Ceux-ci n'ont en effet que deux solutions : soit ils appliquent la loi actuelle et poursuivent le médecin pour assassinat ou empoisonnement avec des peines d'emprisonnement pouvant aller jusqu'à la perpétuité - le problème n'est alors aucunement réglé - ; soit ils se substituent à nous en reconnaissant des circonstances atténuantes, mais la jurisprudence variera selon les juridictions - mon collègue Jean-Pierre Michel évoquait précédemment celle d'Ivry.
Par conséquent, le problème sera occulté et l'épée de Damoclès sera en permanence suspendue au-dessus des médecins. Monsieur le ministre, il ne me semble pas possible de laisser la seule responsabilité de telles questions aux magistrats. C'est notre devoir !

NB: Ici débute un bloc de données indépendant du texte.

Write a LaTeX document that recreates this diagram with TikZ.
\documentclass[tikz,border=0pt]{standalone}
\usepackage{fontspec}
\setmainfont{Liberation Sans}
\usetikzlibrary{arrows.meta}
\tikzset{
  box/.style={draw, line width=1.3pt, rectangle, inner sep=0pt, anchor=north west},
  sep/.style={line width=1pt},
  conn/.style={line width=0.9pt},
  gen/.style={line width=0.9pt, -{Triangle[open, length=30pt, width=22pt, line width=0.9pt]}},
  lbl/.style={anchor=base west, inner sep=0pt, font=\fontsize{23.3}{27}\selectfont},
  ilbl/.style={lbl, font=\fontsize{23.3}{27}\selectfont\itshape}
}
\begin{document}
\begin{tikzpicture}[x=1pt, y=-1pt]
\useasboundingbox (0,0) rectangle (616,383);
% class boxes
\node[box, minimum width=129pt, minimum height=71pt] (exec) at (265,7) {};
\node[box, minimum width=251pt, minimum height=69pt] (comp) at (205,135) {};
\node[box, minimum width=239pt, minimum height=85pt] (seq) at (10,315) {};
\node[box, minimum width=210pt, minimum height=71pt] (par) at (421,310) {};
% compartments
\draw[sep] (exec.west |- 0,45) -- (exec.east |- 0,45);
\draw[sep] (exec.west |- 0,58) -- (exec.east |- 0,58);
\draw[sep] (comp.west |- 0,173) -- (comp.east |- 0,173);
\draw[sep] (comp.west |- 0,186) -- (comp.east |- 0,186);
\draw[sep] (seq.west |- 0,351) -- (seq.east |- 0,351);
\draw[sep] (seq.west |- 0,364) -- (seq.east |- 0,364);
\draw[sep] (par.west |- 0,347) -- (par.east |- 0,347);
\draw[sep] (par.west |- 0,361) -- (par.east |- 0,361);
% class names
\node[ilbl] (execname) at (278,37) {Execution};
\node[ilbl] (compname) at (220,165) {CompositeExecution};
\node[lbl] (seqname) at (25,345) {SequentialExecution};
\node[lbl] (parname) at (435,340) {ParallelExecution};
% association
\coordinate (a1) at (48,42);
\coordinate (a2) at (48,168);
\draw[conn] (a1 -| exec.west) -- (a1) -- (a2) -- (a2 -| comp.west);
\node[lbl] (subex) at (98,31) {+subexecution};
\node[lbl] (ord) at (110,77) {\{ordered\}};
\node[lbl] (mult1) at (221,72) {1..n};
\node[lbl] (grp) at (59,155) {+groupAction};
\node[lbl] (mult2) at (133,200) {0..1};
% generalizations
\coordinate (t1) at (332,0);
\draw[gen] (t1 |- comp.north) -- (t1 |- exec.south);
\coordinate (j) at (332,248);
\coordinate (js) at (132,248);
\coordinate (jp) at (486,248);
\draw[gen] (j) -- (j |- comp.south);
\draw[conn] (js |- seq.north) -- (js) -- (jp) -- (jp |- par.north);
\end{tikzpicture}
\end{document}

S'agissant de ces cas d'exception que vous refusez de traiter, monsieur le ministre, ne croyez-vous pas qu'il y a véritablement là un manquement humain ? Prenons le cas d'une personne qui ne peut plus disposer de son corps, ni agir par elle-même, qui dépend impérieusement d'une tierce personne pour tous les actes de la vie quotidienne - boire, manger, se soigner, faire sa toilette, communiquer : cette tierce personne, qui est reconnue par la société, ne pourrait se substituer à elle pour ce qui est du droit fondamental de mettre fin à ses jours !
Dans notre pays, le suicide n'est pas condamnable, et une personne qui manque son suicide n'est pas poursuivie. Et fort heureusement, depuis la Révolution française, on ne brûle plus la maison et on ne confisque plus les biens des personnes qui se suicident !
Pourtant, nous dénions à une personne handicapée, qui ne peut plus se mouvoir, la possibilité de voir sa volonté appliquée par une tierce personne. C'est ajouter une souffrance à une autre souffrance. C'est faire de cette personne dans le malheur un « sous citoyen ». C'est refuser de lui reconnaître, par un moyen quelconque, la même capacité de décision qu'à une personne valide.